From a technical perspective, the official version of Hunyuan T1 uses the innovative architecture of Hunyuan Turbo S and adopts the Hybrid-Mamba-Transformer fusion mode . This is the first time in the industry that the hybrid Mamba architecture has been losslessly applied to ultra-large inference models. This architecture can reduce the computational complexity of the traditional Transformer architecture, reduce KV-Cache memory usage, and reduce training and inference costs.

In terms of long text reasoning, TurboS's long text capture capability can effectively solve the problems of context loss and long-distance information dependency in long text reasoning. The Mamba architecture can specifically optimize long sequence processing capabilities, and through efficient computing methods, while ensuring the ability to capture long text information, reduce the consumption of computing resources, making the decoding speed twice as fast under the same model deployment conditions.

During the post-model training phase, Tencent's Hunyuan research team invested 96.7% of its computing power into reinforcement learning training, focusing on improving pure reasoning capabilities and optimizing alignment with human preferences.

In terms of data, T1's high-quality prompt collection mainly focuses on complex instruction diversity and data of different difficulty levels. Based on the world's science problems, researchers have collected data sets covering mathematics/logical reasoning/science/code, including problems ranging from basic mathematical reasoning to complex scientific problem solving, and then combined with ground-truth real feedback to ensure the performance of the model when facing various reasoning tasks.

In terms of training plan, T1 adopts a course learning approach to gradually increase data difficulty, while step-by-step expanding the model context length, so that the model's reasoning ability is improved while learning to efficiently use tokens for reasoning.

In terms of training strategies, the researchers referred to strategies such as data playback and phased strategy reset from classic reinforcement learning , which improved the long-term stability of model training by more than 50%.

In the stage of aligning human preferences, it adopts a unified reward system feedback scheme of self-rewarding (comprehensive evaluation and scoring of model output based on the early version of T1-preview) + reward mode to guide the model to improve itself.

03 .

Conclusion: Tencent Hunyuan Model Iteration Acceleration

Tencent Hunyuan model series entered a rapid iteration period this year, and it has successively launched Tencent Hunyuan Deep Thinking Model T1 and self-developed Fast Thinking Model Turbo S. Previously, Hunyuan Turbo S achieved a 44% reduction in first word latency in terms of technological breakthroughs, and has been applied to Tencent internal products such as Tencent Yuanbao.

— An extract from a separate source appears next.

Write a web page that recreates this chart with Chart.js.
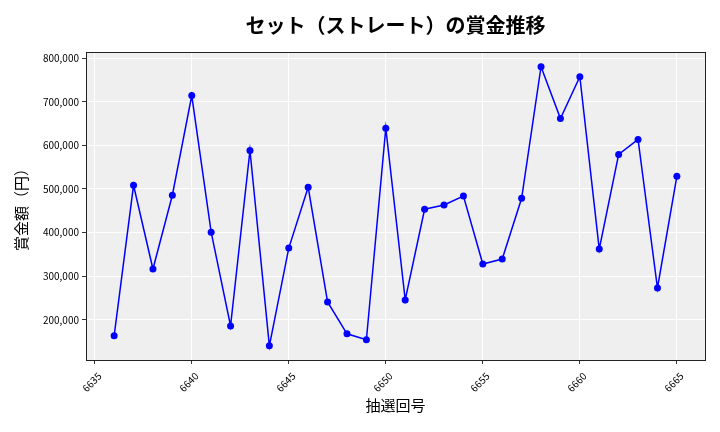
<!DOCTYPE html>
<html>
<head>
<meta charset="utf-8">
<script src="https://cdn.jsdelivr.net/npm/chart.js@4.4.1/dist/chart.umd.min.js"></script>
<style>
  html, body { margin: 0; padding: 0; background: #fff; }
</style>
</head>
<body>
<canvas id="chart" width="720" height="432"></canvas>
<script>
// draw numbers (抽選回号) and prize amounts
const draws = [6636, 6637, 6638, 6639, 6640, 6641, 6642, 6643, 6644, 6645,
  6646, 6647, 6648, 6649, 6650, 6651, 6652, 6653, 6654, 6655,
  6656, 6657, 6658, 6659, 6660, 6661, 6662, 6663, 6664, 6665];
const prizes = [163400, 508400, 316500, 485600, 714100, 401000, 186200, 588400, 140500, 364500,
  503900, 241100, 168000, 154300, 639400, 245700, 453600, 463400, 484000, 327900,
  339300, 478700, 780300, 661500, 757500, 362200, 579300, 613500, 273100, 529000];
const xTicks = [6635, 6640, 6645, 6650, 6655, 6660, 6665];
const yTicks = [200000, 300000, 400000, 500000, 600000, 700000, 800000];
const chartTitle = 'セット（ストレート）の賞金推移';

const FONT = "'Noto Sans CJK JP', 'DejaVu Sans', sans-serif";

// grey plot background, frame and a title centred over the axes (matplotlib style)
const frame = {
  id: 'frame',
  beforeDraw(chart) {
    const { ctx, chartArea: a } = chart;
    ctx.save();
    ctx.fillStyle = '#efefef';
    ctx.fillRect(a.left, a.top, a.right - a.left, a.bottom - a.top);
    ctx.restore();
  },
  afterDraw(chart) {
    const { ctx, chartArea: a } = chart;
    ctx.save();
    ctx.strokeStyle = '#222';
    ctx.lineWidth = 1;
    ctx.strokeRect(Math.round(a.left) + 0.5, Math.round(a.top) + 0.5,
      Math.round(a.right - a.left), Math.round(a.bottom - a.top));
    ctx.fillStyle = '#000';
    ctx.font = 'bold 20px ' + FONT;
    ctx.textAlign = 'center';
    ctx.textBaseline = 'middle';
    ctx.fillText(chartTitle, (a.left + a.right) / 2, 25);
    ctx.restore();
  }
};

new Chart(document.getElementById('chart').getContext('2d'), {
  type: 'line',
  data: {
    datasets: [{
      data: draws.map((d, i) => ({ x: d, y: prizes[i] })),
      borderColor: '#0000ff',
      backgroundColor: '#0000ff',
      pointBackgroundColor: '#0000ff',
      pointBorderWidth: 0,
      pointRadius: 3.5,
      borderWidth: 1.5,
      tension: 0,
    }],
  },
  options: {
    responsive: false,
    animation: false,
    layout: { padding: { left: 0, right: 15, top: 52, bottom: 0 } },
    plugins: {
      legend: { display: false },
      tooltip: { enabled: false },
      title: { display: false },
    },
    scales: {
      x: {
        type: 'linear',
        min: 6634.55,
        max: 6666.45,
        afterFit: (s) => { s.height = 72; },
        afterBuildTicks: (s) => { s.ticks = xTicks.map(v => ({ value: v })); },
        ticks: {
          color: '#000',
          font: { family: FONT, size: 10 },
          minRotation: 45,
          maxRotation: 45,
          padding: 6,
          labelOffset: 5,
          callback: (v) => String(v),
        },
        grid: { color: '#ffffff', lineWidth: 1, tickColor: '#333', tickLength: 4 },
        border: { display: false },
        title: {
          display: true,
          text: '抽選回号',
          color: '#000',
          font: { family: FONT, size: 15 },
          padding: { top: 0, bottom: 17.5 },
        },
      },
      y: {
        type: 'linear',
        min: 108000,
        max: 814000,
        afterFit: (s) => { s.width = 86; },
        afterBuildTicks: (s) => { s.ticks = yTicks.map(v => ({ value: v })); },
        ticks: {
          color: '#000',
          font: { family: FONT, size: 10 },
          padding: 3,
          callback: (v) => v.toLocaleString('en-US'),
        },
        grid: { color: '#ffffff', lineWidth: 1, tickColor: '#333', tickLength: 4 },
        border: { display: false },
        title: {
          display: true,
          text: '賞金額（円）',
          color: '#000',
          font: { family: FONT, size: 15 },
          padding: { top: 12.5, bottom: 0 },
        },
      },
    },
  },
  plugins: [frame],
});
</script>
</body>
</html>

The preview version of Tencent Hunyuan Deep Thinking Model T1 released this time has also been launched on Tencent Yuanbao. It can be seen that Tencent’s internal business and scenarios have been fully integrated into the Hunyuan series of large model capabilities, such as Tencent Yuanbao, Tencent Cloud, QQ, WeChat Reading, Tencent News, Tencent Customer Service, etc.

On this basis, Tencent Hunyuan team is exploring new research ideas to find new solutions to reduce large model hallucinations, reduce training costs, etc.